Heartbroken

I am torn.
Last night I witnessed such a powerful, happy, hopeful moment as Barack Obama was elected President of the United States of America. I am so thankful to have been able to share in that moment. I was almost unable to.
After work yesterday, I went home and turned on the TV to watch the election coverage, alternating between CNN and MSNBC. In order to also keep updated about the battle against Proposition 8, I also had my laptop on the coffee table. My cell phone sat nearby, buzzing with text messages every few minutes. And then... darkness! The power had gone out in my whole neighborhood. I waited and waited, but it did not come back on.
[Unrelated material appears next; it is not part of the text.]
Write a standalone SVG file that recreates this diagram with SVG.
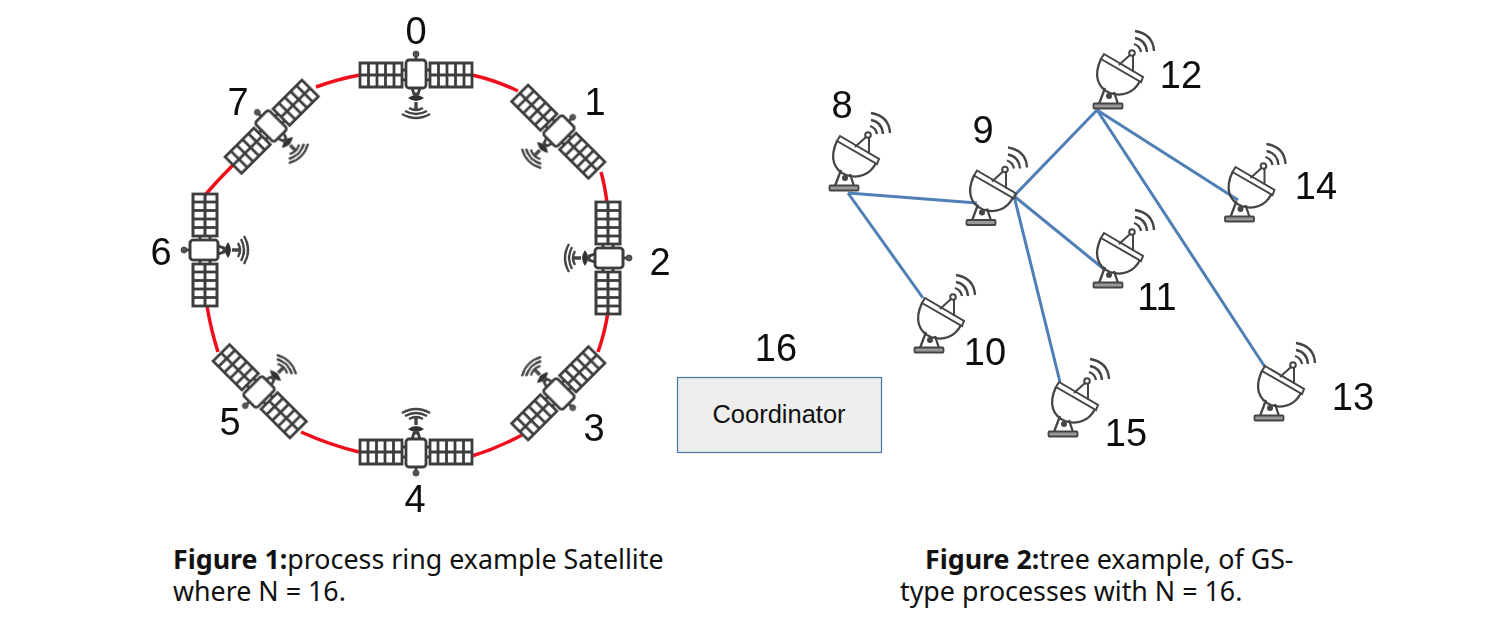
<svg xmlns="http://www.w3.org/2000/svg" width="1498" height="633" viewBox="0 0 1498 633">
<style>
.n{font-family:"Liberation Sans",Arial,sans-serif;font-size:38px;fill:#111;filter:url(#soft)}
.c{font-family:"Noto Sans","Open Sans",sans-serif;font-size:26.800px;fill:#111}
.ic{fill:none;stroke:#444;stroke-width:2}
.th{fill:none;stroke:#3c3c3c;stroke-width:2.800}
.dt{fill:none;stroke:#444;stroke-width:2.300}
.ring{fill:none;stroke:#f2101a;stroke-width:3.500}
.blue{fill:none;stroke:#4f7fb5;stroke-width:3}
.soft{filter:url(#soft)}
</style>
<defs>
<filter id="soft" x="-10%" y="-10%" width="120%" height="120%"><feGaussianBlur stdDeviation="0.500"/></filter>
<g id="sat">
<path class="th" d="M-56-11H-14V13H-56ZM-56 1H-14M-47.500-11V13M-39-11V13M-30.500-11V13M-22-11V13"/>
<path class="th" d="M14-11H56V13H14ZM14 1H56M22.500-11V13M31-11V13M39.500-11V13M48-11V13"/>
<rect class="th" x="-10" y="-14" width="20" height="28" rx="3"/>
<path class="th" d="M-14-4H-10M-14 6H-10M10-4H14M10 6H14M0-14V-18"/>
<circle cx="0" cy="-20" r="3" fill="#555" stroke="#444"/>
<path class="th" d="M-4 14L-2 20H2L4 14"/>
<path d="M-8 24Q0 18 8 24Q0 30-8 24Z" fill="#333"/>
<path d="M0 28V35" stroke="#444" stroke-width="3.500"/>
<path d="M-7 34Q0 38 7 34M-11 37Q0 43 11 37M-14 40Q0 48 14 40" fill="none" stroke="#444" stroke-width="2.400"/>
</g>
<g id="dish">
<path class="ic" d="M840 136L879 159L877 164L837 141Z"/>
<path class="dt" d="M837 141C829 158 834 170 846 175C858 179 870 175 876 163"/>
<path class="ic" d="M855 147L866 137M869 137L869 154"/>
<circle cx="868" cy="135" r="2.800" fill="#fff" stroke="#444" stroke-width="2"/>
<path class="dt" d="M870 126Q876 128 877 134M871 120Q882 122 883 134M871 113Q889 116 890 133"/>
<path class="dt" d="M835 186L841 170M854 186L850 174"/>
<circle cx="845" cy="178" r="3" fill="#444"/>
<rect x="829.500" y="185.500" width="29" height="5" rx="1" fill="#999" stroke="#444" stroke-width="1.800"/>
</g>
</defs>
<g id="ring-connectors" class="soft">
<path class="ring" d="M360 75Q338 79 316 87"/>
<path class="ring" d="M472 75Q495 80 518 91"/>
<path class="ring" d="M601 172Q605 186 607 203"/>
<path class="ring" d="M608 312Q605 332 598 352"/>
<path class="ring" d="M522 435Q498 448 472 456"/>
<path class="ring" d="M359 452Q330 445 301 432"/>
<path class="ring" d="M218 352Q211 330 207 306"/>
<path class="ring" d="M205 195Q218 180 233 165"/>
</g>
<g id="tree-connectors" class="soft">
<path class="blue" d="M848 193L977 203M848 193L923 298M1014 196L1097 110M1014 196L1105 270M1014 196L1060 382M1097 110L1238 200M1097 110L1265 367"/>
</g>
<g id="sat0"><use class="soft" href="#sat" transform="translate(416 74)"/><text class="n" x="416" y="44" text-anchor="middle">0</text></g>
<g id="sat1"><use class="soft" href="#sat" transform="translate(559 131) rotate(45) scale(.97)"/><text class="n" x="595" y="115" text-anchor="middle">1</text></g>
<g id="sat2"><use class="soft" href="#sat" transform="translate(609 258) rotate(90)"/><text class="n" x="660" y="275" text-anchor="middle">2</text></g>
<g id="sat3"><use class="soft" href="#sat" transform="translate(559 394) rotate(135) scale(.97)"/><text class="n" x="594" y="441" text-anchor="middle">3</text></g>
<g id="sat4"><use class="soft" href="#sat" transform="translate(416 453) rotate(180)"/><text class="n" x="415" y="512" text-anchor="middle">4</text></g>
<g id="sat5"><use class="soft" href="#sat" transform="translate(259 392) rotate(225) scale(.97)"/><text class="n" x="230" y="435" text-anchor="middle">5</text></g>
<g id="sat6"><use class="soft" href="#sat" transform="translate(204 250) rotate(270)"/><text class="n" x="161" y="265" text-anchor="middle">6</text></g>
<g id="sat7"><use class="soft" href="#sat" transform="translate(271 126) rotate(315) scale(.97)"/><text class="n" x="238" y="115" text-anchor="middle">7</text></g>
<g id="gs8"><use class="soft" href="#dish"/><text class="n" x="842" y="118" text-anchor="middle">8</text></g>
<g id="gs9"><use class="soft" href="#dish" transform="translate(137 34.500)"/><text class="n" x="983" y="143" text-anchor="middle">9</text></g>
<g id="gs10"><use class="soft" href="#dish" transform="translate(85 162)"/><text class="n" x="985" y="365" text-anchor="middle">10</text></g>
<g id="gs11"><use class="soft" href="#dish" transform="translate(264 97)"/><text class="n" x="1157" y="310" text-anchor="middle">11</text></g>
<g id="gs12"><use class="soft" href="#dish" transform="translate(264 -82)"/><text class="n" x="1181" y="88" text-anchor="middle">12</text></g>
<g id="gs13"><use class="soft" href="#dish" transform="translate(425 230)"/><text class="n" x="1353" y="410" text-anchor="middle">13</text></g>
<g id="gs14"><use class="soft" href="#dish" transform="translate(395.500 31)"/><text class="n" x="1316" y="199" text-anchor="middle">14</text></g>
<g id="gs15"><use class="soft" href="#dish" transform="translate(219 246)"/><text class="n" x="1126" y="446" text-anchor="middle">15</text></g>
<g id="coordinator">
<text class="n" x="776" y="361" text-anchor="middle">16</text>
<rect x="677.500" y="377.500" width="204" height="75" fill="#eeeeee" stroke="#4a76a8" stroke-width="1.200"/>
<text x="779" y="423" text-anchor="middle" font-family="Liberation Sans, Arial, sans-serif" font-size="25.500" fill="#111">Coordinator</text>
</g>
<g id="captions">
<text class="c" x="173" y="569"><tspan font-weight="700">Figure 1:</tspan><tspan>process ring example Satellite</tspan></text>
<text class="c" x="173" y="601">where N = 16.</text>
<text class="c" x="925" y="569"><tspan font-weight="700">Figure 2:</tspan><tspan>tree example, of GS-</tspan></text>
<text class="c" x="900" y="601">type processes with N = 16.</text>
</g>
</svg>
Finally, I took my laptop and went to Starbucks. I had heard they were giving away free coffee to people who voted so I figured I could sit there and at least watch the coverage online with my headphones. I did get free coffee, but was irked to discover that the Starbucks nearest my apartment doesn't offer WiFi; they insisted that I could use the free City of West Hollywood WiFi but I could not get that to work.
I walked back home, getting antsy about missing the projections and results coming in by the minute. When I got back to my building, the power was still off. I began to suspect it was a conspiracy by the Yes On 8 people to suppress gay voters in West Hollywood.
Again, I headed towards Santa Monica Blvd., this time headed for FUBAR, where I could at least watch the coverage on TV. I walked in to see all the screens on CNN (good sign) and the bartender was the only person there (another good sign when all you want to do is watch TV). To my surprise, Amy and Prue walked in the door just after I got my first drink! As more states came in voting for Obama, the fun began. Dylan called me saying he was home so I told him to come over to FUBAR and join us. Suddenly, so quickly CNN announced their projection: Barack Obama would be the next President!!! Cheers all around, drinks, hugs, running out to the street and screaming with delight, cars honking, people laughing and squealing, text messages, elated cell phone conversations....
We watched McCain make his thoughtful, eloquent speech and awaited the remarks from our Man, Obama. It turned out our friend Marc was just down the street at the WeHo Obama Headquarters, where the crowd of volunteers was celebrating and awaiting Obama's speech. So we ran down the street, in high spirits, and joined everyone there for a moving experience. We drank, we cried, we laughed.
After that we quickly went home, regrouped, and took off for the No On 8 party at the Music Box. Things quickly began to get weird. The numbers for 8 were bad. Everyone there tried to remain hopeful but things weren't looking good. People were drinking to retain their hope. We finally left at midnight, when it was becoming apparent that Prop 8 was probably going to pass.
I woke up and while Dylan was in the shower, I got online and checked. Sure enough, despite millions of ballots having yet to be counted, many sources had called it: Prop 8 passed. I couldn't bear to tell Dylan. I couldn't even bear to think of it myself. I got back in bed, put my head under the blankets, and tried to pretend like it had all been a bad dream.
But it wasn't. I got up and went to work. I tried to carry about my day like normal. Things are so far from normal, though. I am a second class citizen in the state that is supposed to be one of the most progressive in the nation. The government that I pay taxes to does not think of me as equal because the person that I love shares the same sexual organs as myself. 52.5% of my neighbors and colleagues feel I am not worthy enough to share in all the rights they enjoy, and do not feel that my partner of six years and I deserve to have the same opportunities for starting a family as they do. It's sickening and heartbreaking after how much time, effort, and money I sacrificed just to try and attain equal rights.
I want to be happy about Obama being our next president. I want to feel happy that 47.5% of Californians took a stand against bigotry, hatred, discrimination, and out-of-state religious organizations trying to manipulate our state's constitution. But I can't; not right now anyway. I am torn up inside, my heart is broken, and the worst part is that this is how those people want me to feel. Well you won. But the war is not over, not even close... When my community recovers from this devastating blow, we will be back and we will be more powerful than before. Where once we were reticent in being treated as separate and unequal, we now know that we deserve to be treated the same and we will fight for this until this country treats everyone fairly.